La historia de un perdedor que por poco gana
Por Mariano Velasco
“El hombre que casi conoció a Nacho Vegas” mezcla con valentía ficción y realidad apoyándose en un original texto que plantea la escasa distancia que separa el éxito del fracaso
“Es hora de recapitular las hostias que me ha dado el mundo”, comienza contundente la canción de Nacho Vegas que “casi” da título a esta obra, El hombre que casi conoció a Nacho Vegas, un espectáculo teatral que se ha podido ver en escasas funciones en la madrileña, y muycarabanchelera (como la guitarra de Rosendo) Sala Tarambana.
Se trata, la letra de la canción, de una excelente manera de enlazar con la historia que se nos va a contar aquí, la de un tipo —extremeño y escritor para más señas— que ha citado en su casa a cenar a una bella argentina con la sana intención de ligársela y que —se va viendo venir— le va a dejar plantado con el marisco y el vino encima de la mesa. Lo que viene siendo, pues, una historia de perdedores.
Escrita e interpretada por Juan Expósito y dirigida por Daniel Llull, “El hombre que casi conoció a Nacho Vegas” es, pese a su aparente y engañosa insustancialidad, una más que brillante reflexión sobre el escaso margen que separa el éxito del fracaso, una bella ensoñación en la que se mezclan personajes y situaciones tan diversas como Scarlett Johanson, el primer viaje a la luna, Ricardo Darín, el postureo del gin tonic, Silvio Rodríguez y el propio Nacho Vegas. Con todo eso y más consigue Juan Expósito hacer un texto —créanselo— sorprendentemente coherente gracias al eficaz recurso de mezclar —o más que mezclar, confundir— realidad con ficción.

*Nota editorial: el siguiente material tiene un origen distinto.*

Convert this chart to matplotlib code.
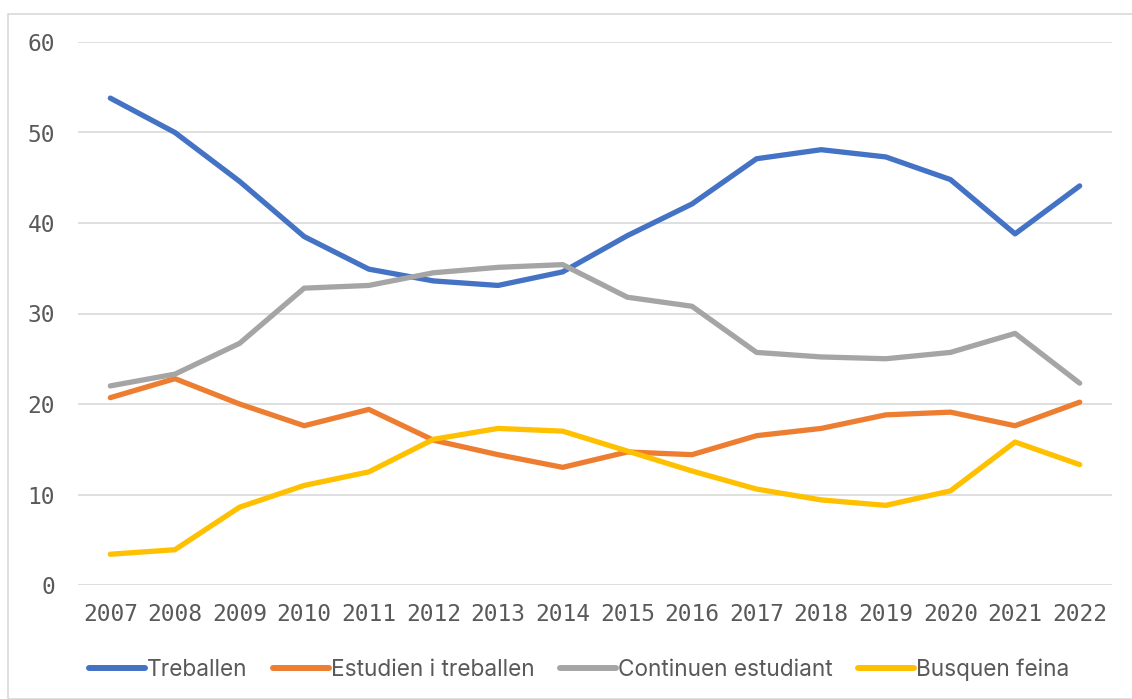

No se entendería que un solo actor, por muy bueno que este sea, logre mantener la atención del público durante algo más de una hora si no es porque tiene detrás una historia, además de coherente, original, sorprendente y, por qué no decirlo, pese a las muchas mentiras que contiene, tremendamente sincera. La historia de un perdedor que casi pudo ser un ganador, y que para disimular su condición se agarra al asidero que le proporciona la literatura, que a veces no es más —y de ahí su tremenda utilidad— que la mentira disfrazada de obra de arte.
Un escritor que, al contrario de lo que hacen otros escritores, trata de vivir como viven sus personajes, y no al revés, y eso le lleva a convertirse en uno de ellos y enamorarse hasta las trancas de otra de sus creaciones, la bella mujer del sombrero a la que cantaba Silvio Rodríguez.
Y ya tenemos el lío montado, la confusión me refiero entre realidad y ficción, a lo que se añade la verborrea del extremeño —espoleada además por el vino—, a quien le da por pensar que tiene un público delante y se pone a contarnos su vida y milagros, a cantarnos y a bailarnos, como si de un actor se tratara.
Luego vendrán los “casis” que tanto sentido acaban dando al aparente sinsentido del texto, y que nos dejan con ese sabor agridulce que proporciona aquello que nunca fue pero que a punto estuvo de ser, que consiguen, en definitiva, que pese a la sensación de fracaso que no acaba de abandonar el escenario, uno salga del teatro la mar de contento y cantando shalalalala, como hacen las niñas en el tema de Nacho Vegas. O casi.